(Exercise details):
Write every line out verbatim and omit the pictures.

[BEGIN Data]

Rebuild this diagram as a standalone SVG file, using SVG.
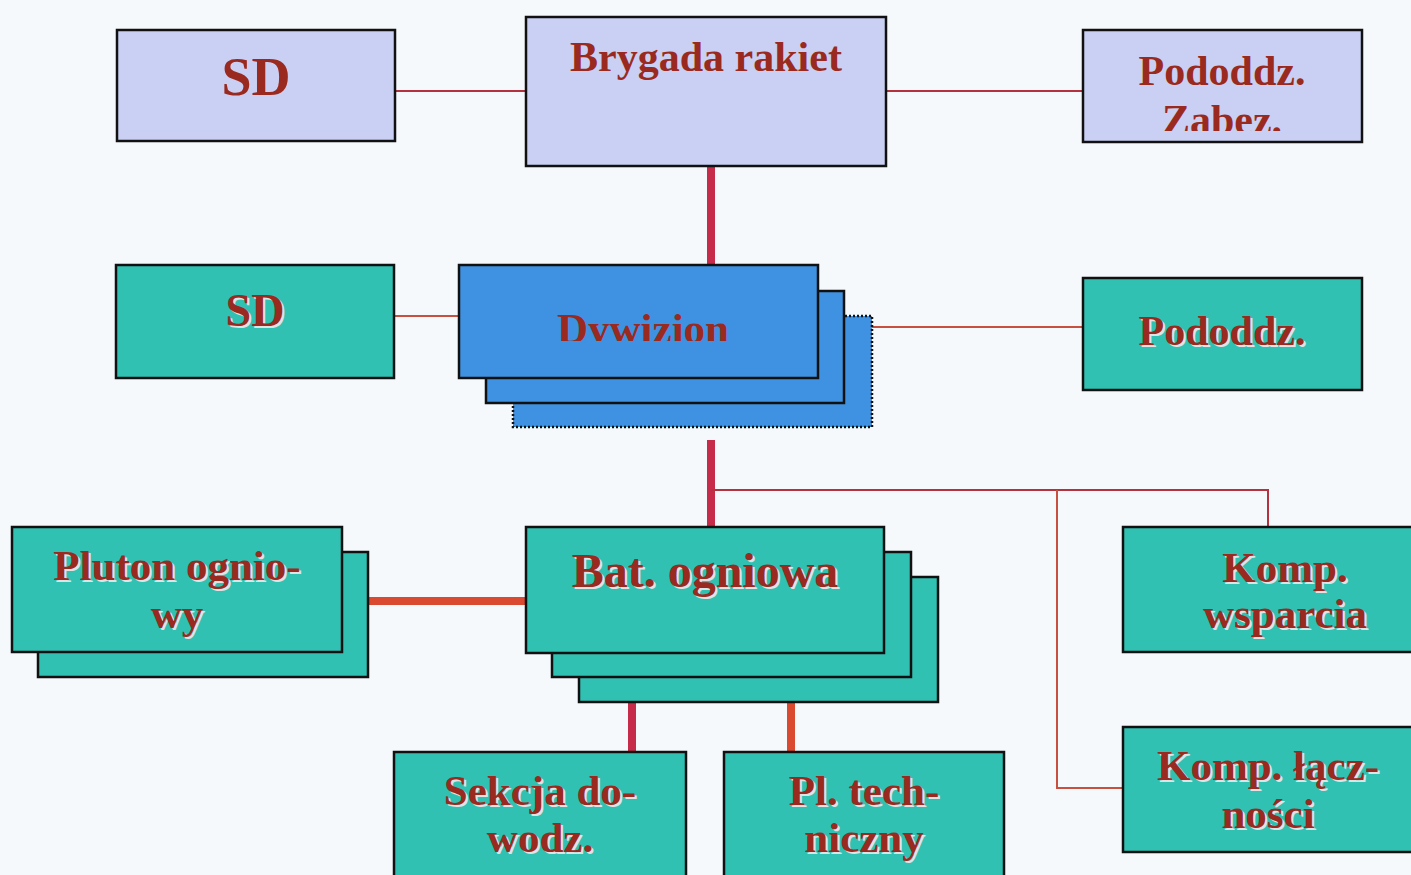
<svg xmlns="http://www.w3.org/2000/svg" width="1411" height="875" viewBox="0 0 1411 875">
<style>
.bx{stroke:#111;stroke-width:2.5}
.lav{fill:#c9d0f3}
.tea{fill:#30c1b3}
.blu{fill:#3f91e1}
.t{font-family:"Liberation Serif","Times New Roman",serif;font-weight:bold;fill:#9a2a20;text-anchor:middle}
.sh{font-family:"Liberation Serif","Times New Roman",serif;font-weight:bold;fill:#dfe3e4;text-anchor:middle}
.thin{stroke:#b3323e;stroke-width:2;fill:none}
.thinO{stroke:#c8503f;stroke-width:2;fill:none}
.thk{stroke:#c62c4a;stroke-width:8;fill:none}
.thkO{stroke:#d94a30;stroke-width:8;fill:none}
</style>
<defs>
<clipPath id="cDyw"><rect x="459" y="265" width="360" height="76"/></clipPath>
<clipPath id="cZab"><rect x="1083" y="30" width="280" height="101"/></clipPath>
</defs>
<rect x="0" y="0" width="1411" height="875" fill="#f5f9fc"/>
<g id="connectors">
<line class="thin" x1="395" y1="91" x2="526" y2="91"/>
<line class="thin" x1="886" y1="91" x2="1083" y2="91"/>
<line class="thk" x1="711" y1="166" x2="711" y2="265"/>
<line class="thinO" x1="394" y1="316" x2="459" y2="316"/>
<line class="thinO" x1="872" y1="327" x2="1083" y2="327"/>
<line class="thk" x1="711" y1="440" x2="711" y2="527"/>
<polyline class="thin" points="711,490 1268,490 1268,527"/>
<polyline class="thinO" points="1057,490 1057,788 1123,788"/>
<line class="thkO" x1="368" y1="601" x2="526" y2="601"/>
<line class="thk" x1="632" y1="702" x2="632" y2="752"/>
<line class="thkO" x1="791" y1="702" x2="791" y2="752"/>
</g>
<g id="sd1">
<rect class="bx lav" x="117" y="30" width="278" height="111"/>
<text class="t" x="256" y="95" font-size="54">SD</text>
</g>
<g id="brygada">
<rect class="bx lav" x="526" y="17" width="360" height="149"/>
<text class="t" x="706" y="71" font-size="42">Brygada rakiet</text>
</g>
<g id="pododdz-zabez">
<rect class="bx lav" x="1083" y="30" width="279" height="112"/>
<text class="t" x="1222" y="85" font-size="42">Pododdz.</text>
<text class="t" x="1222" y="134" font-size="42" clip-path="url(#cZab)">Zabez.</text>
</g>
<g id="sd2">
<rect class="bx tea" x="116" y="265" width="278" height="113"/>
<text class="sh" x="257" y="328" font-size="46">SD</text>
<text class="t" x="255" y="326" font-size="46">SD</text>
</g>
<g id="dywizion">
<rect class="blu" x="513" y="316" width="359" height="111" stroke="#111" stroke-width="2.5" stroke-dasharray="2 2"/>
<rect class="bx blu" x="486" y="291" width="358" height="112"/>
<rect class="bx blu" x="459" y="265" width="359" height="113"/>
<text class="t" x="643" y="343" font-size="43" clip-path="url(#cDyw)">Dywizion</text>
</g>
<g id="pododdz">
<rect class="bx tea" x="1083" y="278" width="279" height="112"/>
<text class="sh" x="1224" y="347" font-size="42">Pododdz.</text>
<text class="t" x="1222" y="345" font-size="42">Pododdz.</text>
</g>
<g id="pluton">
<rect class="bx tea" x="38" y="552" width="330" height="125"/>
<rect class="bx tea" x="12" y="527" width="330" height="125"/>
<text class="sh" x="179" y="582" font-size="43">Pluton ognio-</text>
<text class="t" x="177" y="580" font-size="43">Pluton ognio-</text>
<text class="sh" x="179" y="630" font-size="43">wy</text>
<text class="t" x="177" y="628" font-size="43">wy</text>
</g>
<g id="bat">
<rect class="bx tea" x="579" y="577" width="359" height="125"/>
<rect class="bx tea" x="552" y="552" width="359" height="125"/>
<rect class="bx tea" x="526" y="527" width="358" height="126"/>
<text class="sh" x="707" y="589" font-size="48">Bat. ogniowa</text>
<text class="t" x="705" y="587" font-size="48">Bat. ogniowa</text>
</g>
<g id="komp-wsparcia">
<rect class="bx tea" x="1123" y="527" width="300" height="125"/>
<text class="sh" x="1287" y="584" font-size="43">Komp.</text>
<text class="t" x="1285" y="582" font-size="43">Komp.</text>
<text class="sh" x="1287" y="630" font-size="43">wsparcia</text>
<text class="t" x="1285" y="628" font-size="43">wsparcia</text>
</g>
<g id="komp-lacznosci">
<rect class="bx tea" x="1123" y="727" width="300" height="125"/>
<text class="sh" x="1270" y="782" font-size="43">Komp. łącz-</text>
<text class="t" x="1268" y="780" font-size="43">Komp. łącz-</text>
<text class="sh" x="1270" y="830" font-size="43">ności</text>
<text class="t" x="1268" y="828" font-size="43">ności</text>
</g>
<g id="sekcja">
<rect class="bx tea" x="394" y="752" width="292" height="140"/>
<text class="sh" x="542" y="807" font-size="43">Sekcja do-</text>
<text class="t" x="540" y="805" font-size="43">Sekcja do-</text>
<text class="sh" x="542" y="854" font-size="43">wodz.</text>
<text class="t" x="540" y="852" font-size="43">wodz.</text>
</g>
<g id="pl-tech">
<rect class="bx tea" x="724" y="752" width="280" height="140"/>
<text class="sh" x="866" y="807" font-size="43">Pl. tech-</text>
<text class="t" x="864" y="805" font-size="43">Pl. tech-</text>
<text class="sh" x="866" y="854" font-size="43">niczny</text>
<text class="t" x="864" y="852" font-size="43">niczny</text>
</g>
</svg>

[END Data]

(Full output):
Rebuild this diagram as a standalone SVG file, using SVG.
<svg xmlns="http://www.w3.org/2000/svg" width="1411" height="875" viewBox="0 0 1411 875">
<style>
.bx{stroke:#111;stroke-width:2.5}
.lav{fill:#c9d0f3}
.tea{fill:#30c1b3}
.blu{fill:#3f91e1}
.t{font-family:"Liberation Serif","Times New Roman",serif;font-weight:bold;fill:#9a2a20;text-anchor:middle}
.sh{font-family:"Liberation Serif","Times New Roman",serif;font-weight:bold;fill:#dfe3e4;text-anchor:middle}
.thin{stroke:#b3323e;stroke-width:2;fill:none}
.thinO{stroke:#c8503f;stroke-width:2;fill:none}
.thk{stroke:#c62c4a;stroke-width:8;fill:none}
.thkO{stroke:#d94a30;stroke-width:8;fill:none}
</style>
<defs>
<clipPath id="cDyw"><rect x="459" y="265" width="360" height="76"/></clipPath>
<clipPath id="cZab"><rect x="1083" y="30" width="280" height="101"/></clipPath>
</defs>
<rect x="0" y="0" width="1411" height="875" fill="#f5f9fc"/>
<g id="connectors">
<line class="thin" x1="395" y1="91" x2="526" y2="91"/>
<line class="thin" x1="886" y1="91" x2="1083" y2="91"/>
<line class="thk" x1="711" y1="166" x2="711" y2="265"/>
<line class="thinO" x1="394" y1="316" x2="459" y2="316"/>
<line class="thinO" x1="872" y1="327" x2="1083" y2="327"/>
<line class="thk" x1="711" y1="440" x2="711" y2="527"/>
<polyline class="thin" points="711,490 1268,490 1268,527"/>
<polyline class="thinO" points="1057,490 1057,788 1123,788"/>
<line class="thkO" x1="368" y1="601" x2="526" y2="601"/>
<line class="thk" x1="632" y1="702" x2="632" y2="752"/>
<line class="thkO" x1="791" y1="702" x2="791" y2="752"/>
</g>
<g id="sd1">
<rect class="bx lav" x="117" y="30" width="278" height="111"/>
<text class="t" x="256" y="95" font-size="54">SD</text>
</g>
<g id="brygada">
<rect class="bx lav" x="526" y="17" width="360" height="149"/>
<text class="t" x="706" y="71" font-size="42">Brygada rakiet</text>
</g>
<g id="pododdz-zabez">
<rect class="bx lav" x="1083" y="30" width="279" height="112"/>
<text class="t" x="1222" y="85" font-size="42">Pododdz.</text>
<text class="t" x="1222" y="134" font-size="42" clip-path="url(#cZab)">Zabez.</text>
</g>
<g id="sd2">
<rect class="bx tea" x="116" y="265" width="278" height="113"/>
<text class="sh" x="257" y="328" font-size="46">SD</text>
<text class="t" x="255" y="326" font-size="46">SD</text>
</g>
<g id="dywizion">
<rect class="blu" x="513" y="316" width="359" height="111" stroke="#111" stroke-width="2.5" stroke-dasharray="2 2"/>
<rect class="bx blu" x="486" y="291" width="358" height="112"/>
<rect class="bx blu" x="459" y="265" width="359" height="113"/>
<text class="t" x="643" y="343" font-size="43" clip-path="url(#cDyw)">Dywizion</text>
</g>
<g id="pododdz">
<rect class="bx tea" x="1083" y="278" width="279" height="112"/>
<text class="sh" x="1224" y="347" font-size="42">Pododdz.</text>
<text class="t" x="1222" y="345" font-size="42">Pododdz.</text>
</g>
<g id="pluton">
<rect class="bx tea" x="38" y="552" width="330" height="125"/>
<rect class="bx tea" x="12" y="527" width="330" height="125"/>
<text class="sh" x="179" y="582" font-size="43">Pluton ognio-</text>
<text class="t" x="177" y="580" font-size="43">Pluton ognio-</text>
<text class="sh" x="179" y="630" font-size="43">wy</text>
<text class="t" x="177" y="628" font-size="43">wy</text>
</g>
<g id="bat">
<rect class="bx tea" x="579" y="577" width="359" height="125"/>
<rect class="bx tea" x="552" y="552" width="359" height="125"/>
<rect class="bx tea" x="526" y="527" width="358" height="126"/>
<text class="sh" x="707" y="589" font-size="48">Bat. ogniowa</text>
<text class="t" x="705" y="587" font-size="48">Bat. ogniowa</text>
</g>
<g id="komp-wsparcia">
<rect class="bx tea" x="1123" y="527" width="300" height="125"/>
<text class="sh" x="1287" y="584" font-size="43">Komp.</text>
<text class="t" x="1285" y="582" font-size="43">Komp.</text>
<text class="sh" x="1287" y="630" font-size="43">wsparcia</text>
<text class="t" x="1285" y="628" font-size="43">wsparcia</text>
</g>
<g id="komp-lacznosci">
<rect class="bx tea" x="1123" y="727" width="300" height="125"/>
<text class="sh" x="1270" y="782" font-size="43">Komp. łącz-</text>
<text class="t" x="1268" y="780" font-size="43">Komp. łącz-</text>
<text class="sh" x="1270" y="830" font-size="43">ności</text>
<text class="t" x="1268" y="828" font-size="43">ności</text>
</g>
<g id="sekcja">
<rect class="bx tea" x="394" y="752" width="292" height="140"/>
<text class="sh" x="542" y="807" font-size="43">Sekcja do-</text>
<text class="t" x="540" y="805" font-size="43">Sekcja do-</text>
<text class="sh" x="542" y="854" font-size="43">wodz.</text>
<text class="t" x="540" y="852" font-size="43">wodz.</text>
</g>
<g id="pl-tech">
<rect class="bx tea" x="724" y="752" width="280" height="140"/>
<text class="sh" x="866" y="807" font-size="43">Pl. tech-</text>
<text class="t" x="864" y="805" font-size="43">Pl. tech-</text>
<text class="sh" x="866" y="854" font-size="43">niczny</text>
<text class="t" x="864" y="852" font-size="43">niczny</text>
</g>
</svg>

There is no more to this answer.